Clashes were also reported in Alexandria and the Upper Egypt province of Assiut, state media reported.
Analysts said the Islamists' call for rival commemorations of the 1973 war marked a high-risk attempt to strip the current high command of the conflict's legacy of patriotic pride in the army.
"They will try to show that the present army is not the army of all Egyptians, but only of those who backed the coup," said Hassan Nafaa, professor of political science at Cairo University.
"But this message will not go down well," he told AFP.
Nafaa said the Islamists mistakenly believed they could repeat the 2011 protests that swept away veteran strongman Hosni Mubarak and his despised police.
"The Muslim Brotherhood fails to realise that there can't be another revolution," he said.
"Egyptian people are not against the army as they were against the police in January 2011. If there is violence tomorrow, the Muslim Brotherhood will be the loser".
The Anti-Coup Alliance said that Friday's bloodshed, which it blamed on "attacks on marches and protests," would only "increase our determination to continue the revolution".
But the Egyptian press blamed the Brotherhood for the violence and expressed concern that Sunday's demonstrations would see more.
"Muslim Brotherhood's bloody rehearsal for October 6," ran the headlined in independent daily Al-Masry Al-Youm.
Both the United Nations and the United States also voiced alarm at the violence and made fresh pleas for peaceful protests.
The protesters "have a responsibility to protest peacefully, to not incite violence, to not undertake violence of their own," said deputy US State Department spokeswoman Marie Harf.
In New York, UN chief Ban Ki-moon stressed "the importance of peaceful protest, respect for freedom of assembly and commitment to non-violence," his spokesman Martin Nesirky said.
The alliance led by the banned Muslim Brotherhood has desperately sought to keep up the momentum of its protests against the military-installed interim government.
But its ability to mobilise large crowds has been sharply reduced by the rounding up of nearly all of its leaders.

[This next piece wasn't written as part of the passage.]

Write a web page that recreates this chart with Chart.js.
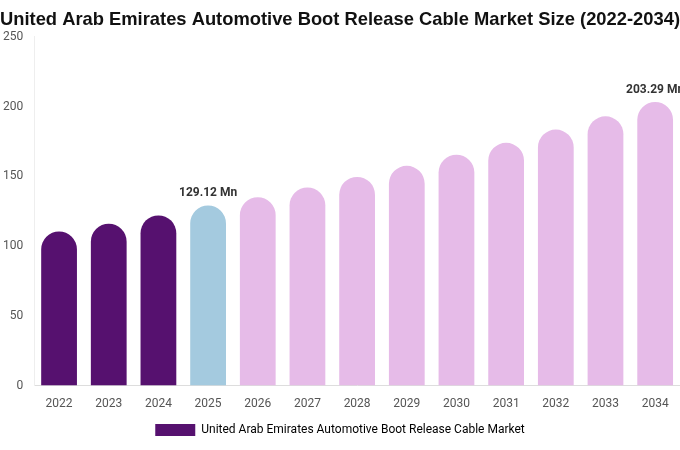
<!DOCTYPE html>
<html>
<head>
<meta charset="utf-8">
<script src="https://cdn.jsdelivr.net/npm/chart.js@4"></script>
<style>
  body { margin: 0; background: #fff; }
  #wrap { width: 680px; height: 450px; }
</style>
</head>
<body>
<div id="wrap"><canvas id="myChart"></canvas></div>
<script>
const years = ["2022","2023","2024","2025","2026","2027","2028","2029","2030","2031","2032","2033","2034"];
const marketSize = [110.5, 116, 122, 129.12, 135, 142, 149.6, 157.5, 165.5, 174, 183.5, 193, 203.29];
const barColors = ["#56116f","#56116f","#56116f","#a4cadf","#e6bbe8","#e6bbe8","#e6bbe8","#e6bbe8","#e6bbe8","#e6bbe8","#e6bbe8","#e6bbe8","#e6bbe8"];
const labelled = { 3: "129.12 Mn", 12: "203.29 Mn" };

// draw the value labels above the highlighted bars
const valueLabels = {
  id: "valueLabels",
  afterDatasetsDraw(chart) {
    const ctx = chart.ctx;
    const meta = chart.getDatasetMeta(0);
    ctx.save();
    ctx.font = "bold 12px Roboto, 'Liberation Sans', sans-serif";
    ctx.fillStyle = "#333";
    ctx.textAlign = "center";
    for (const i in labelled) {
      const bar = meta.data[i];
      ctx.fillText(labelled[i], bar.x, bar.y - 12);
    }
    ctx.restore();
  }
};

new Chart(document.getElementById("myChart"), {
  type: "bar",
  data: {
    labels: years,
    datasets: [{
      label: "United Arab Emirates Automotive Boot Release Cable Market",
      data: marketSize,
      backgroundColor: barColors,
      borderRadius: { topLeft: 18, topRight: 18 },
      borderSkipped: "bottom",
      categoryPercentage: 1,
      barPercentage: 0.72
    }]
  },
  options: {
    responsive: true,
    maintainAspectRatio: false,
    animation: false,
    layout: { padding: { left: 0, right: 0, top: 0, bottom: 4 } },
    scales: {
      x: {
        grid: { display: false },
        border: { color: "#ddd" },
        ticks: { color: "#555", font: { size: 12, family: "Roboto, 'Liberation Sans', sans-serif" } }
      },
      y: {
        min: 0, max: 250,
        grid: { display: false },
        border: { color: "#eee" },
        ticks: { stepSize: 50, color: "#555", font: { size: 12, family: "Roboto, 'Liberation Sans', sans-serif" } }
      }
    },
    plugins: {
      title: {
        display: true,
        text: "United Arab Emirates Automotive Boot Release Cable Market Size (2022-2034)",
        color: "#111",
        font: { size: 19, weight: "bold", family: "'Liberation Sans', Arial, sans-serif" },
        padding: { top: 8, bottom: 6 }
      },
      legend: {
        position: "bottom",
        labels: {
          color: "#555",
          boxWidth: 40, boxHeight: 12,
          font: { size: 12, family: "Roboto, 'Liberation Sans', sans-serif" },
          generateLabels: () => [{ text: "United Arab Emirates Automotive Boot Release Cable Market", fillStyle: "#56116f", strokeStyle: "#56116f", lineWidth: 0 }]
        }
      },
      tooltip: { enabled: false }
    }
  },
  plugins: [valueLabels]
});
</script>
</body>
</html>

More than 2,000 Islamists have been detained since security forces cleared their two main Cairo protest camps on August 14 in an operation that left hundreds dead.
An Egyptian court has also banned the Brotherhood from operating and has seized its assets.
Morsi, Egypt's first democratically elected president, was overthrown by the army following mass protests against his single year in office. He has been held at an undisclosed location ever since.